Jones cited “strong backlogs” in the commercial truck segment. “Longer term, we believe there are significant opportunities, driven by positive domestic construction forecasts, infrastructure potential and housing expansion. Each of these should be positive for our commercial product lines.”

Terex Corp., which makes material handling, crane, lifter, utility and construction mobile equipment, reports higher backlogs in each segment. Through first half, “Our backlog grew 36 percent and bookings grew 17 percent,” said President and CEO John Garrison. Demand in some sectors was “stronger than forecast.”

“In North America, stable oil prices, increasing rig counts and construction growth are leading higher utilization rates, which is stabilizing the market.
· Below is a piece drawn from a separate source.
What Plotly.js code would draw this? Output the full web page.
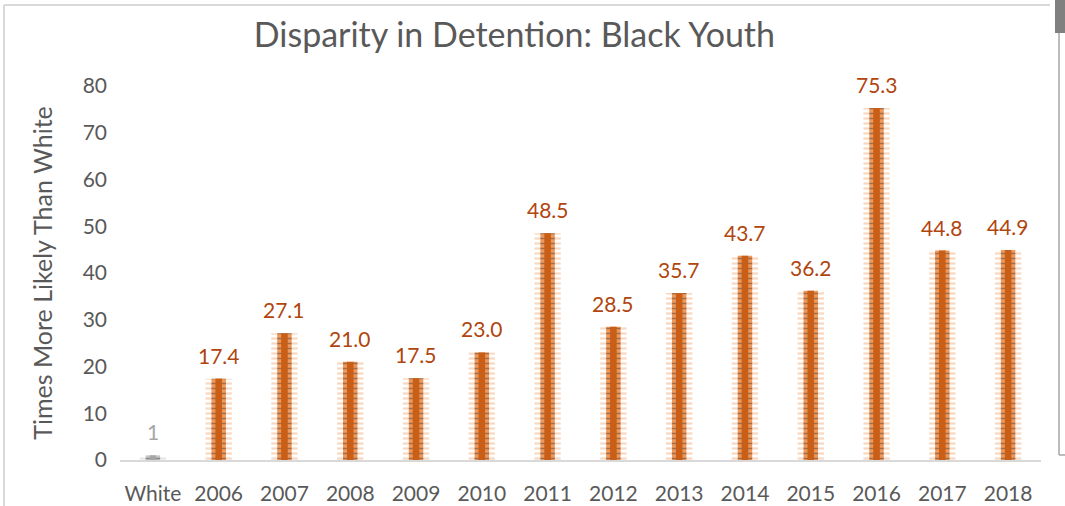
<!DOCTYPE html>
<html>
<head>
<meta charset="utf-8">
<script src="https://cdn.plot.ly/plotly-3.0.1.min.js"></script>
<style>
  html, body { margin: 0; padding: 0; background: #fff; }
  #chart { width: 1065px; height: 506px; }
</style>
</head>
<body>
<div id="chart"></div>
<script>
// chart data
const categories = ['White', '2006', '2007', '2008', '2009', '2010', '2011', '2012', '2013', '2014', '2015', '2016', '2017', '2018']
const values = [1, 17.4, 27.1, 21.0, 17.5, 23.0, 48.5, 28.5, 35.7, 43.7, 36.2, 75.3, 44.8, 44.9]
const labels = ['1', '17.4', '27.1', '21.0', '17.5', '23.0', '48.5', '28.5', '35.7', '43.7', '36.2', '75.3', '44.8', '44.9']

const FONT = 'Lato, "Open Sans", sans-serif'
const W = 1065, H = 506
const margin = { l: 120, r: 24, t: 86, b: 46 }

// pixel -> paper coords for the frame decorations
const plotW = W - margin.l - margin.r
const plotH = H - margin.t - margin.b
const px = x => (x - margin.l) / plotW
const py = y => (H - margin.b - y) / plotH

const isWhite = categories.map(c => c === 'White')
const pick = (w, o) => isWhite.map(b => b ? w : o)

// outer feathered layer (pale, striped with white)
const outer = {
  x: categories, y: values, type: 'bar', width: 0.4,
  marker: {
    color: pick('#e6e6e6', '#fad7bf'),
    line: { width: 0 },
    pattern: { shape: '-', size: 5, solidity: 0.45, fgcolor: '#ffffff', bgcolor: pick('#e6e6e6', '#fad7bf'), fillmode: 'replace' }
  },
  hoverinfo: 'skip'
}
// middle layer, striped with pale orange
const middle = {
  x: categories, y: values, type: 'bar', width: 0.22,
  marker: {
    color: pick('#c8c8c8', '#f0985a'),
    line: { width: 0 },
    pattern: { shape: '-', size: 5, solidity: 0.3, fgcolor: pick('#ececec', '#fbe0cc'), fillmode: 'overlay' }
  },
  hoverinfo: 'skip'
}
// dark core
const core = {
  x: categories, y: values, type: 'bar', width: 0.1,
  marker: { color: pick('#a6a6a6', '#c95e16'), line: { width: 0 } },
  hovertemplate: '%{x}: %{y}<extra></extra>'
}

// category axis: annotations placed by category index
const annotations = categories.map((c, i) => ({
  x: i, y: values[i], xref: 'x', yref: 'y',
  text: labels[i], showarrow: false, yanchor: 'bottom', yshift: 9,
  font: { family: FONT, size: 21, color: isWhite[i] ? '#a6a6a6' : '#b0450e' }
}))

const line = (x0, y0, x1, y1, color, width) => ({
  type: 'line', xref: 'paper', yref: 'paper', layer: 'below',
  x0: px(x0), y0: py(y0), x1: px(x1), y1: py(y1),
  line: { color: color, width: width || 1 }
})

const shapes = [
  // chart frame
  line(4, 5, 1050, 5, '#d9d9d9', 2),
  line(4, 5, 4, 506, '#d9d9d9', 2),
  // neighbouring box on the right
  { type: 'rect', xref: 'paper', yref: 'paper', x0: px(1055), y0: py(0), x1: px(1065), y1: py(33),
    fillcolor: '#808080', line: { width: 0 } },
  line(1059, 33, 1059, 455, '#a6a6a6', 1.5),
  line(1059, 455, 1065, 455, '#a6a6a6', 1.5)
]

const layout = {
  width: W, height: H, margin: margin,
  paper_bgcolor: '#fff', plot_bgcolor: '#fff',
  barmode: 'overlay', showlegend: false,
  title: {
    text: 'Disparity in Detention: Black Youth',
    font: { family: FONT, size: 34, color: '#595959' },
    x: 0.483, xanchor: 'center', y: 0.93, yanchor: 'middle'
  },
  xaxis: {
    type: 'category', range: [-0.5, categories.length - 0.5],
    tickfont: { family: FONT, size: 21, color: '#595959' }, ticklabelstandoff: 14,
    showline: true, linecolor: '#d9d9d9', linewidth: 2, ticks: '', showgrid: false, zeroline: false
  },
  yaxis: {
    range: [0, 80], dtick: 10, showgrid: false, zeroline: false, showline: false,
    tickfont: { family: FONT, size: 21, color: '#595959' }, ticks: '', ticklabelstandoff: 12,
    title: { text: 'Times More Likely Than White', font: { family: FONT, size: 25, color: '#595959' }, standoff: 22 }
  },
  annotations: annotations,
  shapes: shapes
}

Plotly.newPlot('chart', [outer, middle, core], layout, { displayModeBar: false, staticPlot: true })
</script>
</body>
</html>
Globally, cranes bookings grew 26 percent and backlog grew 29 percent. Material processing backlog is up 33 percent and will remain a big contributor going forward,” Garrison predicted.

Across North American and Western Europe, he concluded, “We’re not seeing a precipitous falloff in any market activity.”

For Manitowoc Co. Inc., which makes large cranes for construction, mining and other heavy industries, global crane demand remains “muted” due to low global growth and energy capital spending. “However, we believe the long-term outlook for the markets we serve remains positive,” said President and CEO Barry Pennypacker.

The company reported increases in both orders and backlog (9 percent and 25 percent, respectively) through first half, and Pennypacker mentioned signing a new multiyear military supply contract that calls for deliveries to begin this autumn.

“Global market sentiment for lattice boom crawlers and rough terrain cranes remains soft; weak rental and used equipment prices in the Americas and Middle East recite the simple fact that there’s frankly too much iron out in the field right now,” Pennypacker commented. On the bright side, “we have seen pockets of growth in specific markets within North America, such as the Permian and Eagle Ford basins [oilfields]. European markets continue to show modest growth, underscored by [construction] activity.”